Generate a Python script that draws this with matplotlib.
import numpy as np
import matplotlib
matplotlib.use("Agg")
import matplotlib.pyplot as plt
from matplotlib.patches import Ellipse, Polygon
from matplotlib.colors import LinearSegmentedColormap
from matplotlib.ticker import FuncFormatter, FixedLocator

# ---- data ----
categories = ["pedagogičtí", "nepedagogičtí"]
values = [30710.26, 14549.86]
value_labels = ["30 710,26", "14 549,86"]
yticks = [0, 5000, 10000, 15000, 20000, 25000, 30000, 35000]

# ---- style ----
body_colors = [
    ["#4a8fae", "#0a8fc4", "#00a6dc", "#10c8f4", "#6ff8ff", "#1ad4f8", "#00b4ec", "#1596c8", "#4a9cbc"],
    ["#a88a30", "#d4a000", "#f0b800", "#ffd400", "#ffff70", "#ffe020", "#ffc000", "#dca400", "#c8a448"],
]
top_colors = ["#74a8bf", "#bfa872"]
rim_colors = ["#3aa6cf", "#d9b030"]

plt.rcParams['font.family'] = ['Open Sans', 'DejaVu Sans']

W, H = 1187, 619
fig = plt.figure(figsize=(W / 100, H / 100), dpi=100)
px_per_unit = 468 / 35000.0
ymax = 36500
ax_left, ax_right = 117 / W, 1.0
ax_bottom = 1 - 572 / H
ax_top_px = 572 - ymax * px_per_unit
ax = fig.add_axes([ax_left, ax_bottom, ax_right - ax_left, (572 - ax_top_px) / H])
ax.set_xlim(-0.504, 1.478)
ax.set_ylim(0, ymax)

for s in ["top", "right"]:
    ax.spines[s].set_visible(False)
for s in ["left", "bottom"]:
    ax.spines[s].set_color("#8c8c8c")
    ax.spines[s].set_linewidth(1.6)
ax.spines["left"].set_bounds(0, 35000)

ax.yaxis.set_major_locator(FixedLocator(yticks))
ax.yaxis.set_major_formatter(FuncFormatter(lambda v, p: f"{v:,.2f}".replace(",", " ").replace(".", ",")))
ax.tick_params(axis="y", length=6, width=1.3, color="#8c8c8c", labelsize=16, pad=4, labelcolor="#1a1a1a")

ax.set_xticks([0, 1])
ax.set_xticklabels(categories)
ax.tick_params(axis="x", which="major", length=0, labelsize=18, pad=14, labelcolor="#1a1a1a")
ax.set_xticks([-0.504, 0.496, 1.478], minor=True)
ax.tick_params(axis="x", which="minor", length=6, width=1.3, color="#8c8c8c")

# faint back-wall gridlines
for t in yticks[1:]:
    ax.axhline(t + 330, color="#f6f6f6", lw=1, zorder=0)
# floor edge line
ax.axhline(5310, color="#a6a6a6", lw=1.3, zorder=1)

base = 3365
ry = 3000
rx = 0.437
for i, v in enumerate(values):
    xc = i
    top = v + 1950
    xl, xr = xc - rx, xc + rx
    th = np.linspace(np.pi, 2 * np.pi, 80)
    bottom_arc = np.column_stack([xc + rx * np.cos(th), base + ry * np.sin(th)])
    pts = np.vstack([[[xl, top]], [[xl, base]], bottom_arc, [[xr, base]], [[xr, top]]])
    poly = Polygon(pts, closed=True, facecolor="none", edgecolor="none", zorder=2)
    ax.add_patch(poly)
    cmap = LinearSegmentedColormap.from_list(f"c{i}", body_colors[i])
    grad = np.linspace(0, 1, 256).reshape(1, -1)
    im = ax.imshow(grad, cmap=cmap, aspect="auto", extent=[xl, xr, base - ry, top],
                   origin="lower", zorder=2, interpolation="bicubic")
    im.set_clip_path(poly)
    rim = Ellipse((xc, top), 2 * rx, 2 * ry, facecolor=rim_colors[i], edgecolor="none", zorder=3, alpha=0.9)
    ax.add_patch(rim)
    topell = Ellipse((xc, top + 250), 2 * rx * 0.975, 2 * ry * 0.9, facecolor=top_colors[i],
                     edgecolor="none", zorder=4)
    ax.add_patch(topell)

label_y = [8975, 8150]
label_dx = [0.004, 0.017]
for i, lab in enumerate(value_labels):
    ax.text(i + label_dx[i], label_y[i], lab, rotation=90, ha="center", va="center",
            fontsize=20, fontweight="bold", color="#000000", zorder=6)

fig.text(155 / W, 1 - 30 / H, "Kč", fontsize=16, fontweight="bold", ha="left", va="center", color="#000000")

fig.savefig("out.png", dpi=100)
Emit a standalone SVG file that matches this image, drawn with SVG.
※
▶ [Request]
What do the records say? Quote them all exactly.

▶ [The response]
Generate a Python script that draws this with matplotlib.
import numpy as np
import matplotlib
matplotlib.use("Agg")
import matplotlib.pyplot as plt
from matplotlib.patches import Ellipse, Polygon
from matplotlib.colors import LinearSegmentedColormap
from matplotlib.ticker import FuncFormatter, FixedLocator

# ---- data ----
categories = ["pedagogičtí", "nepedagogičtí"]
values = [30710.26, 14549.86]
value_labels = ["30 710,26", "14 549,86"]
yticks = [0, 5000, 10000, 15000, 20000, 25000, 30000, 35000]

# ---- style ----
body_colors = [
    ["#4a8fae", "#0a8fc4", "#00a6dc", "#10c8f4", "#6ff8ff", "#1ad4f8", "#00b4ec", "#1596c8", "#4a9cbc"],
    ["#a88a30", "#d4a000", "#f0b800", "#ffd400", "#ffff70", "#ffe020", "#ffc000", "#dca400", "#c8a448"],
]
top_colors = ["#74a8bf", "#bfa872"]
rim_colors = ["#3aa6cf", "#d9b030"]

plt.rcParams['font.family'] = ['Open Sans', 'DejaVu Sans']

W, H = 1187, 619
fig = plt.figure(figsize=(W / 100, H / 100), dpi=100)
px_per_unit = 468 / 35000.0
ymax = 36500
ax_left, ax_right = 117 / W, 1.0
ax_bottom = 1 - 572 / H
ax_top_px = 572 - ymax * px_per_unit
ax = fig.add_axes([ax_left, ax_bottom, ax_right - ax_left, (572 - ax_top_px) / H])
ax.set_xlim(-0.504, 1.478)
ax.set_ylim(0, ymax)

for s in ["top", "right"]:
    ax.spines[s].set_visible(False)
for s in ["left", "bottom"]:
    ax.spines[s].set_color("#8c8c8c")
    ax.spines[s].set_linewidth(1.6)
ax.spines["left"].set_bounds(0, 35000)

ax.yaxis.set_major_locator(FixedLocator(yticks))
ax.yaxis.set_major_formatter(FuncFormatter(lambda v, p: f"{v:,.2f}".replace(",", " ").replace(".", ",")))
ax.tick_params(axis="y", length=6, width=1.3, color="#8c8c8c", labelsize=16, pad=4, labelcolor="#1a1a1a")

ax.set_xticks([0, 1])
ax.set_xticklabels(categories)
ax.tick_params(axis="x", which="major", length=0, labelsize=18, pad=14, labelcolor="#1a1a1a")
ax.set_xticks([-0.504, 0.496, 1.478], minor=True)
ax.tick_params(axis="x", which="minor", length=6, width=1.3, color="#8c8c8c")

# faint back-wall gridlines
for t in yticks[1:]:
    ax.axhline(t + 330, color="#f6f6f6", lw=1, zorder=0)
# floor edge line
ax.axhline(5310, color="#a6a6a6", lw=1.3, zorder=1)

base = 3365
ry = 3000
rx = 0.437
for i, v in enumerate(values):
    xc = i
    top = v + 1950
    xl, xr = xc - rx, xc + rx
    th = np.linspace(np.pi, 2 * np.pi, 80)
    bottom_arc = np.column_stack([xc + rx * np.cos(th), base + ry * np.sin(th)])
    pts = np.vstack([[[xl, top]], [[xl, base]], bottom_arc, [[xr, base]], [[xr, top]]])
    poly = Polygon(pts, closed=True, facecolor="none", edgecolor="none", zorder=2)
    ax.add_patch(poly)
    cmap = LinearSegmentedColormap.from_list(f"c{i}", body_colors[i])
    grad = np.linspace(0, 1, 256).reshape(1, -1)
    im = ax.imshow(grad, cmap=cmap, aspect="auto", extent=[xl, xr, base - ry, top],
                   origin="lower", zorder=2, interpolation="bicubic")
    im.set_clip_path(poly)
    rim = Ellipse((xc, top), 2 * rx, 2 * ry, facecolor=rim_colors[i], edgecolor="none", zorder=3, alpha=0.9)
    ax.add_patch(rim)
    topell = Ellipse((xc, top + 250), 2 * rx * 0.975, 2 * ry * 0.9, facecolor=top_colors[i],
                     edgecolor="none", zorder=4)
    ax.add_patch(topell)

label_y = [8975, 8150]
label_dx = [0.004, 0.017]
for i, lab in enumerate(value_labels):
    ax.text(i + label_dx[i], label_y[i], lab, rotation=90, ha="center", va="center",
            fontsize=20, fontweight="bold", color="#000000", zorder=6)

fig.text(155 / W, 1 - 30 / H, "Kč", fontsize=16, fontweight="bold", ha="left", va="center", color="#000000")

fig.savefig("out.png", dpi=100)
Emit a standalone SVG file that matches this image, drawn with SVG.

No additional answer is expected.